In the Atlantic interview, Mohammed was asked whether he believed that the Jewish people had the right to a nation-state in at least part of their ancestral homeland.
“I believe the Palestinians and the Israelis have the right to have their own land,” he replied. “But we have to have a peace agreement to assure the stability for everyone and to have normal relations.”
Referring to the contested plateau in Jerusalem’s Old City revered by Jews as the Temple Mount and by Muslims as the Noble Sanctuary, the crown prince said Saudi Arabia had “religious concerns about the fate of the holy mosque in Jerusalem and the rights of the Palestinian people.”
But he added, “We don’t have any objection against any other people.”
Although Trump has said he regards Mideast peace as “the ultimate deal,” the rift between Israel and the Palestinians has widened during his tenure to date. Palestinians were infuriated by Trump’s declaration that the United States recognized Jerusalem as Israel’s capital — seemingly dismissing a Palestinian claim to part of the city as the capital of their future state.

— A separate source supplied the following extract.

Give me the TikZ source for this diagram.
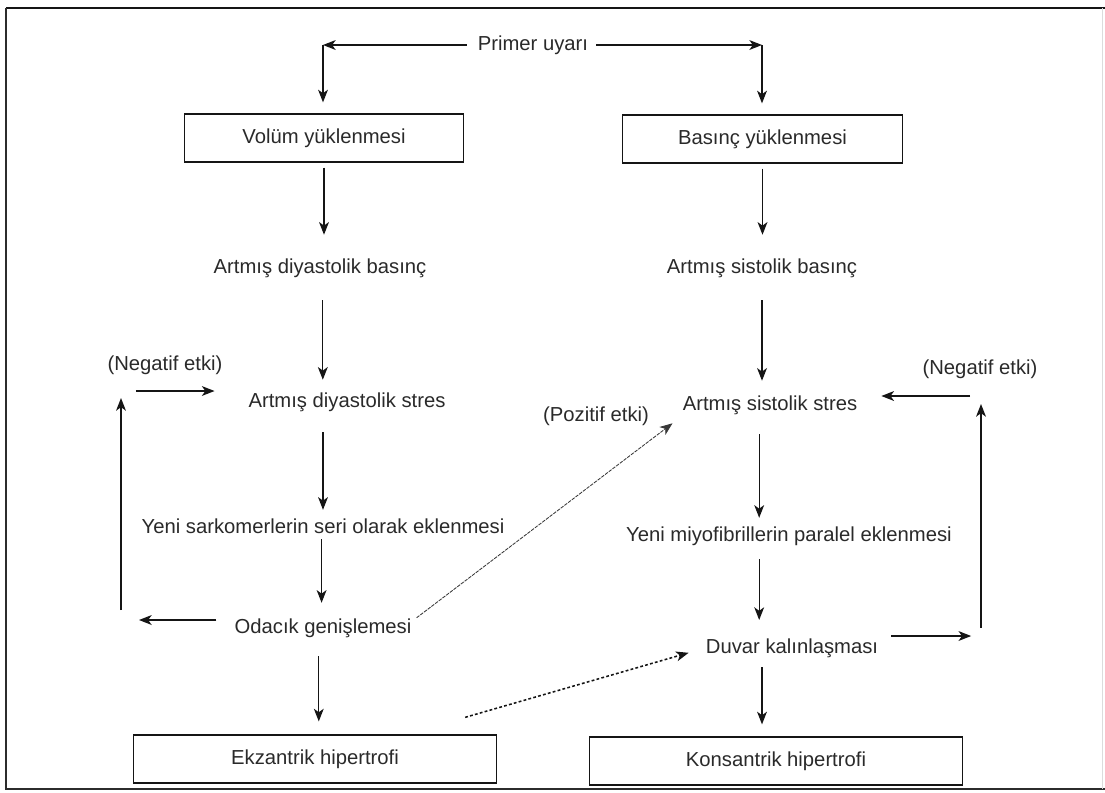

Saudi Arabia was among the many states across the Muslim world that denounced the Trump administration’s stance on the holy city.
Trump has been inconsistent on what had for decades been a cornerstone of U.S. policy: support for side-by-side Israeli and Palestinian states. Mohammed, in the interview, suggested that shared economic interests might be a powerful driver of normalization efforts with Israel.
“Israel is a big economy compared to their size, and it’s a growing economy,” he said. “Of course there are a lot of interests we share with Israel, and if there is peace, there would be a lot of interest between Israel and the Gulf Cooperation Council countries and countries like Egypt and Jordan.”
Saudi Arabia’s position, like most other Arab states, has long been that there can be no ties with Israel until it cedes territory captured in the 1967 Middle East war to make way for a Palestinian state.
Under the rightist government of Prime Minister Benjamin Netanyahu, Israel has tightened its grip on Jewish settlements scattered across the West Bank, creating what Palestinians describe as an archipelago of territory that would be nearly impossible to stitch together into a viable state.
Under Netanyahu, however, there have been indications that Israel and Saudi Arabia were bonding over their common deep mistrust of Iran. Last month, Saudi Arabia opened its airspace to a commercial flight to Israel, a groundbreaking symbolic step that Israel greeted with near-euphoria. Reports have also surfaced of secret contacts between Israel and the Saudis, although both sides publicly maintain their distance.